上传到HDFS中的文件，红色表示序列化的JobGraph，local Resource中的key为job.graph。

填充运行时配置，返回集群客户端。


String host = report.getHost();
int port = report.getRpcPort();

// Correctly initialize the Flink config
flinkConfiguration.setString(JobManagerOptions.ADDRESS, host);
flinkConfiguration.setInteger(JobManagerOptions.PORT, port);
flinkConfiguration.setString(RestOptions.ADDRESS, host);
flinkConfiguration.setInteger(RestOptions.PORT, port);

// the Flink cluster is deployed in YARN. Represent cluster
return createYarnClusterClient(
    this,
    validClusterSpecification.getNumberTaskManagers(),
       validClusterSpecification.getSlotsPerTaskManager(),
    report,
    flinkConfiguration,
    true);

    protected ClusterClient<ApplicationId> createYarnClusterClient(
            AbstractYarnClusterDescriptor descriptor,
            int numberTaskManagers,
            int slotsPerTaskManager,
            ApplicationReport report,
            Configuration flinkConfiguration,
            boolean perJobCluster) throws Exception {
        return new RestClusterClient<>(
            flinkConfiguration,
            report.getApplicationId());
    }

AM运行时获取JobGraph
生产环境使用yarn per-job模式执行，也就是一个yarn应用只执行一个jobGraph，看下yarn per-job模式的执行流程。

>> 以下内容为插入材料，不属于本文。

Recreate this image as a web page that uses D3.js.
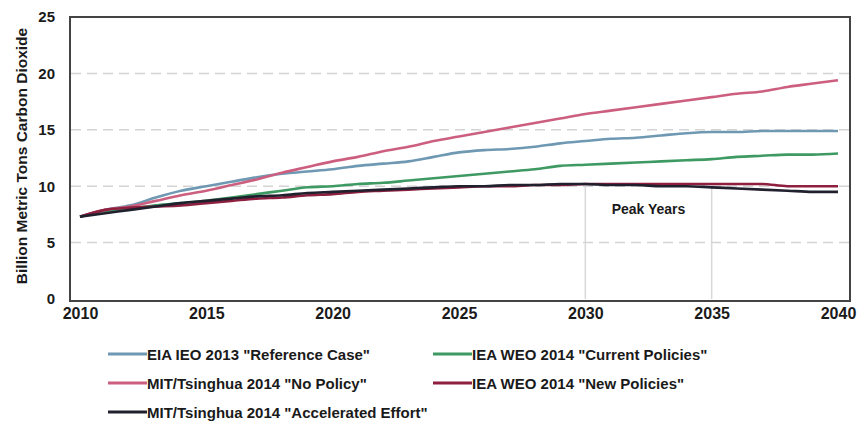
<!DOCTYPE html>
<html>
<head>
<meta charset="utf-8">
<script src="https://cdn.jsdelivr.net/npm/d3@7"></script>
<style>
  body { margin: 0; background: #fff; }
  svg { display: block; }
  text { font-family: "Liberation Sans Narrow", "Liberation Sans", sans-serif; font-weight: bold; fill: #1a1a1a; }
</style>
</head>
<body>
<div id="chart"></div>
<script>
// years 2010..2040
const years = d3.range(2010, 2041);

const eiaReference = [7.3, 7.9, 8.3, 9.0, 9.6, 10.0, 10.4, 10.8, 11.1, 11.3, 11.5, 11.8, 12.0, 12.2, 12.6, 13.0,
  13.2, 13.3, 13.5, 13.8, 14.0, 14.2, 14.3, 14.5, 14.7, 14.8, 14.8, 14.9, 14.9, 14.9, 14.9];
const mitNoPolicy = [7.3, 7.9, 8.2, 8.7, 9.2, 9.6, 10.1, 10.6, 11.2, 11.7, 12.2, 12.6, 13.1, 13.5, 14.0, 14.4,
  14.8, 15.2, 15.6, 16.0, 16.4, 16.7, 17.0, 17.3, 17.6, 17.9, 18.2, 18.4, 18.8, 19.1, 19.4];
const ieaCurrent = [7.3, 7.8, 8.0, 8.3, 8.5, 8.7, 9.0, 9.3, 9.6, 9.9, 10.0, 10.2, 10.3, 10.5, 10.7, 10.9,
  11.1, 11.3, 11.5, 11.8, 11.9, 12.0, 12.1, 12.2, 12.3, 12.4, 12.6, 12.7, 12.8, 12.8, 12.9];
const ieaNew = [7.3, 7.9, 8.1, 8.2, 8.3, 8.5, 8.7, 8.9, 9.0, 9.2, 9.3, 9.5, 9.6, 9.7, 9.8, 9.9,
  10.0, 10.0, 10.1, 10.1, 10.2, 10.2, 10.2, 10.2, 10.2, 10.2, 10.2, 10.2, 10.0, 10.0, 10.0];
const mitAccelerated = [7.3, 7.6, 7.9, 8.2, 8.5, 8.7, 8.9, 9.1, 9.2, 9.4, 9.5, 9.6, 9.7, 9.8, 9.9, 10.0,
  10.0, 10.1, 10.1, 10.2, 10.2, 10.1, 10.1, 10.0, 10.0, 9.9, 9.8, 9.7, 9.6, 9.5, 9.5];

const seriesNames = [
  'EIA IEO 2013 "Reference Case"',
  'IEA WEO 2014 "Current Policies"',
  'MIT/Tsinghua 2014 "No Policy"',
  'IEA WEO 2014 "New Policies"',
  'MIT/Tsinghua 2014 "Accelerated Effort"'
];
const seriesValues = [eiaReference, ieaCurrent, mitNoPolicy, ieaNew, mitAccelerated];
const seriesColors = ['#6f98b3', '#3e9a62', '#cc5f80', '#8e1f3f', '#20202e'];

const xTicks = [2010, 2015, 2020, 2025, 2030, 2035, 2040];
const yTicks = [0, 5, 10, 15, 20, 25];
const gridValues = [5, 10, 15, 20];
const peakYears = [2030, 2035];

const W = 857, H = 425;
const svg = d3.select('#chart').append('svg').attr('width', W).attr('height', H);

const x = d3.scaleLinear().domain([2010, 2040]).range([80, 838]);
const y = d3.scaleLinear().domain([0, 25]).range([299, 17]);

// dashed grid
svg.append('g').selectAll('line').data(gridValues).join('line')
  .attr('x1', 71).attr('x2', 850)
  .attr('y1', d => y(d)).attr('y2', d => y(d))
  .attr('stroke', '#d4d4d4').attr('stroke-width', 1.5).attr('stroke-dasharray', '10,6');

// peak year markers
svg.append('g').selectAll('line').data(peakYears).join('line')
  .attr('x1', d => x(d)).attr('x2', d => x(d))
  .attr('y1', y(10)).attr('y2', y(0))
  .attr('stroke', '#d8d8d8').attr('stroke-width', 1.5);

svg.append('text').attr('x', (x(2030) + x(2035)) / 2).attr('y', 214)
  .attr('text-anchor', 'middle').style('font-size', '14px').text('Peak Years');

// series lines
const line = d3.line().x((d, i) => x(years[i])).y(d => y(d)).curve(d3.curveMonotoneX);
svg.append('g').selectAll('path').data(seriesValues).join('path')
  .attr('d', line)
  .attr('fill', 'none')
  .attr('stroke', (d, i) => seriesColors[i])
  .attr('stroke-width', 2.6)
  .attr('stroke-linejoin', 'round');

// frame
svg.append('rect').attr('x', 70).attr('y', 17).attr('width', 780).attr('height', 284)
  .attr('fill', 'none').attr('stroke', '#444').attr('stroke-width', 2);

// axes
const xAxis = svg.append('g').attr('transform', 'translate(0,301)')
  .call(d3.axisBottom(x).tickValues(xTicks).tickFormat(d3.format('d')).tickSize(0).tickPadding(7));
xAxis.select('.domain').remove();
xAxis.selectAll('text').style('font-size', '16px');

const yAxis = svg.append('g').attr('transform', 'translate(70,0)')
  .call(d3.axisLeft(y).tickValues(yTicks).tickSize(0).tickPadding(15));
yAxis.select('.domain').remove();
yAxis.selectAll('text').style('font-size', '15px');

svg.append('text')
  .attr('transform', 'translate(27,156) rotate(-90)')
  .attr('text-anchor', 'middle').style('font-size', '15.5px')
  .text('Billion Metric Tons Carbon Dioxide');

// legend
const legendPos = [[108, 354], [433, 354], [108, 383], [433, 383], [108, 412]];
const legendOrder = [0, 1, 2, 3, 4];
const lg = svg.append('g').selectAll('g').data(legendOrder).join('g')
  .attr('transform', (d, i) => `translate(${legendPos[i][0]},${legendPos[i][1]})`);
lg.append('line').attr('x1', 0).attr('x2', 39).attr('y1', 0).attr('y2', 0)
  .attr('stroke', d => seriesColors[d]).attr('stroke-width', 3);
lg.append('text').attr('x', 39).attr('y', 5.5).style('font-size', '15px')
  .text(d => seriesNames[d]);
</script>
</body>
</html>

jobGraph的执行是由Dispatcher发起的，在Dispatcher创建的时候会先从LocalResource中提取该JobGraph，把它传递给SubmittedJobGraphStore的子类SingleJobSubmittedJobGraphStore，当Dispatcher启动并成为Leader后会从SingleJobSubmittedJobGraphStore里面恢复JobGraph，执行调度。具体流程：

集群启动时，创建Dispatcher和ResourceManager的工厂类。传递JobGraphRetriever子类FileJobGraphRetriever，表示从LocalResource文件中提取JobGraph.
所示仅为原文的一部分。